Padre Ripamonti, la maggioranza degli ucraini, che arrivano in Italia, in fuga dalla devastazione e dal rischio di morte, non si sentono rifugiati politici, ma sfollati. La loro speranza è di tornare il più presto possibile nella loro patria e, se le bombe non le avranno distrutte, nella loro casa. Questa diversità ha comportato problemi specifici nell’organizzazione dell’accoglienza?
In questo momento il nostro sistema organizzativo sta cercando di reperire dei posti soprattutto di accoglienza diffusa. Effettivamente, come lei ha detto, sperano di ritornare al più presto in patria. Non a caso, la maggioranza di loro si è sistemata presso connazionali, che hanno messo a loro disposizione spazi provvisori. A mano a mano che passano i giorni, si stanno, però, sempre di più rendendo conto che la devastazione in atto imporrà tempi di permanenza prolungati e che la loro speranza di un percorso immediato all’incontrario sta pian piano svanendo e molti stanno già cercando soluzioni meno precarie e provvisorie.
A chi si rivolgono?
Alle istituzioni e a tutte le realtà del terzo settore. Noi stiamo, giorno dopo giorno, cercando di capire come poterle concretamente aiutare.
Quante persone stanno cercando di aiutare a trovare una sistemazione più stabile di quella, spesso di fortuna, offerta dai loro connazionali?
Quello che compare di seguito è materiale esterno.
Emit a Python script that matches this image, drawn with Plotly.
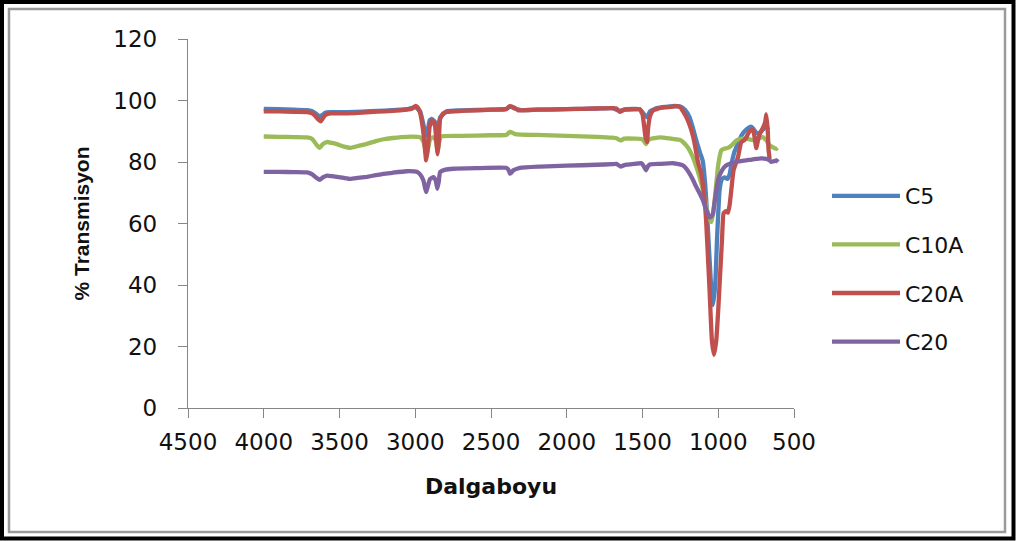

I dati ufficiosi parlano di oltre diecimila persone, che già sono arrivate a Roma. Tremila di loro hanno già chiesto un permesso di soggiorno temporaneo. Le altre settemila sono ancora in attesa di capire quello che sarà nell’immediato il loro destino. La metà dei diecimila ucraini arrivati a Roma sono bambini. Una buona parte di loro è già stata inserita nel nostro sistema scolastico. Altri bambini, nella prospettiva di un ritorno in Ucraina, stanno cercando di portare avanti il loro percorso di studio con la didattica e l’apprendimento a distanza.
La fondazione “Alleanza Nazionale” invierà alcuni bus per trasportare gli sfollati ucraini in Italia. Il senatore Ignazio La russo ha, a questo proposito, detto che, se le persone hanno la tua stessa cultura e la tua stessa religione, l’accoglienza viene naturale, riproponendo di fatto la distinzione fra profughi veri e falsi, buoni e cattivi. Non trova che rischiamo di trovarci di fronte a una sorta di razzismo umanitario?
Per noi non esistono rifugiati veri e falsi, di serie A e di serie B. Chi scappa dalla violenza e dalla guerra è, indipendentemente dalle problematiche legate al suo territorio, è a tutti gli effetti una vittima. L’articolo 10 della nostra Costituzione, che riconosce il diritto d’asilo per tutti quelli che scappano da un Paese in cui sia impedito l’effettivo esercizio delle libertà democratiche. Non si esistono rifugiati veri o falsi. Quello che conta è il motivo per cui arrivano da noi.
Quanto la fanno arrabbiare le distinzioni dettate, temo, solo da un tornaconto politico?
Purtroppo le persone troppo spesso parlano di cose che non conoscono in profondità. E’ ancora una volta la disinformazione, o l’informazione strumentalizzata, a orientare le opinioni e le scelte, piuttosto che la conoscenza profonda di fenomeni che sono anche complessi. C’è, ad esempio, chi scappa per una serie di motivi che accomunano la stessa persona. Magari inizialmente scappo dal mio territorio perché la desertificazione mi ha privato di ogni fonte di sostentamento e poi sono costretto a rimettimi in marcia perché il Paese dove sono arrivato è dilaniato dalla guerra. E’ sempre più difficile trovarsi di fronte a persone che scappano dalla loro terra per un unico motivo.
Quanto è importante per voi la vicinanza di Papa Francesco?
Sin dall’inizio del suo pontificato Papa Francesco è stato sempre vicino ai migranti e alle persone in fuga. Il suo primo viaggio in assoluto fu a Lampedusa, dove pregò per le vittime del Mediterraneo, per tutti che scappando trovano la morte in mare. Da subito lo abbiamo sentito particolarmente vicino. Da quando è iniziata l’invasione dell’Ucraina, i suoi appelli contro l’uso delle armi e la guerra dipingono l’orizzonte che dovrebbe caratterizzare questo nostro mondo. Un mondo in pace, senza disuguaglianze e senza armi.